Vodacom, (the appellant), took the position, backed by Section 10 of the Value Added Tax Act, that in so far as a non-resident company ("NRC") (a foreign company with which it entered into a contract to supply bandwidth) was unregistered for VAT purposes, and had not invoiced it (Vodacom) for VAT, Vodacom was not liable to remit any VAT for the subject transaction to FIRS. In essence, Vodacom argued that the obligation for the Nigerian company to remit tax to the FIRS, according to Section 10, only applies if the foreign company is registered for tax and has invoiced the local company with VAT inclusive.
The court however rejected this argument, holding that such strict construction of the provision would provide a gratuitous escape route for tax evasion, especially since it would be administratively onerous to proceed against the foreign company.
Instead, the court employed the foreign principle of reversed charge holding that the statutory requirement for registration, is relaxed for foreign companies and as such, local companies consuming the goods/service, are to assess and remit the VAT to FIRS. It also held that for imported services such as those forming the subject of the instant case; where such services are not exempted from tax under the VAT Act, the focus should be on whether the goods/ services are made to Nigerian consumers for consideration.

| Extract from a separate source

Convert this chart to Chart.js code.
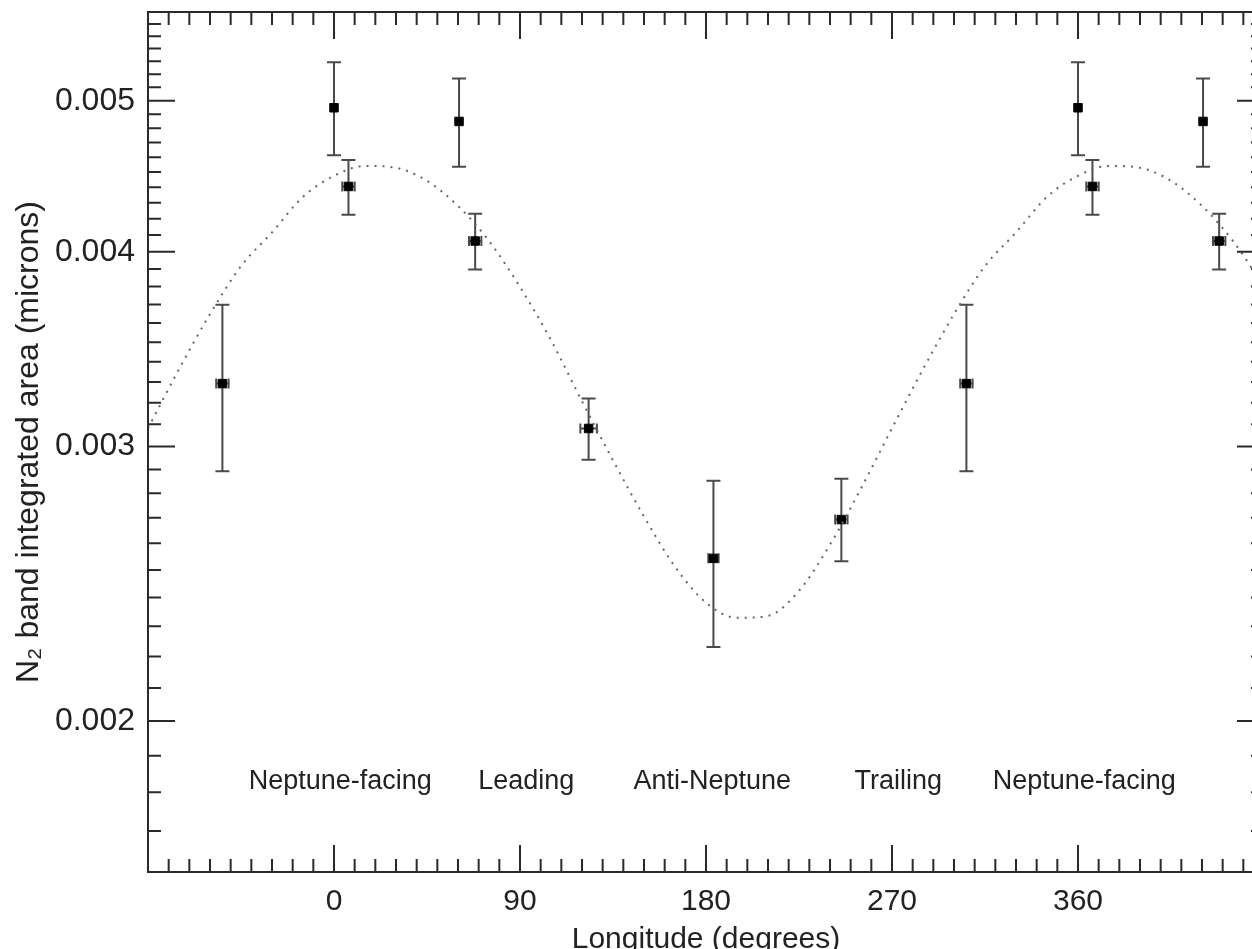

It can perhaps be argued, certainly from a policy perspective, that the court decided rightly and in accordance with the purport of the VAT Act. It is pertinent to note that VAT is after all, imposed on the consumer of goods and services2.
Regardless of the controversies surrounding this decision, the FHC's decision remains the law on this matter unless overruled by a court of superior jurisdiction. As such, it is pertinent for Nigerian businesses to inform their foreign service providers accordingly, and endeavour to conduct their business transactions in the light of the decision.
Companies and individuals who transact with foreign counter-parts (either by purchase of imported service or foreign products), even in a one-time transaction, are now bound to assess their own VAT liability according to the Act, charge themselves and remit same to the FIRS; regardless of whether the foreign company is registered for tax or has invoiced them for it or not. Where the foreign counter-part is duly informed of the requirement of registration for VAT under our laws and the obligation to invoice for VAT, this consideration can be factored into the transaction at the negotiation and agreement stage; in order to forestall payment of VAT cost twice (once to the foreign company; the other directly to FIRS). Finally, it is worthwhile to consider the implication this decision may have when companies compute their financial statements. Put simply, it may be difficult for a local company to categorize the VAT charged on itself (by itself, with no trail/invoice or request) and directly remitted to tax authorities under the traditional VAT system. In essence, the decision of the Federal High Court has introduced into the Nigerian tax system, the principle of reverse VAT or reverse charge of VAT.
1 per Kuewumi J., in Appeal No.: FHC/L/4A/2016 (unreported)
2 "Consumer" by the combined reading of Sections 12, 14 and interpretation of 'taxable person" in VAT Act is not limited to end user of the services but includes retailers also.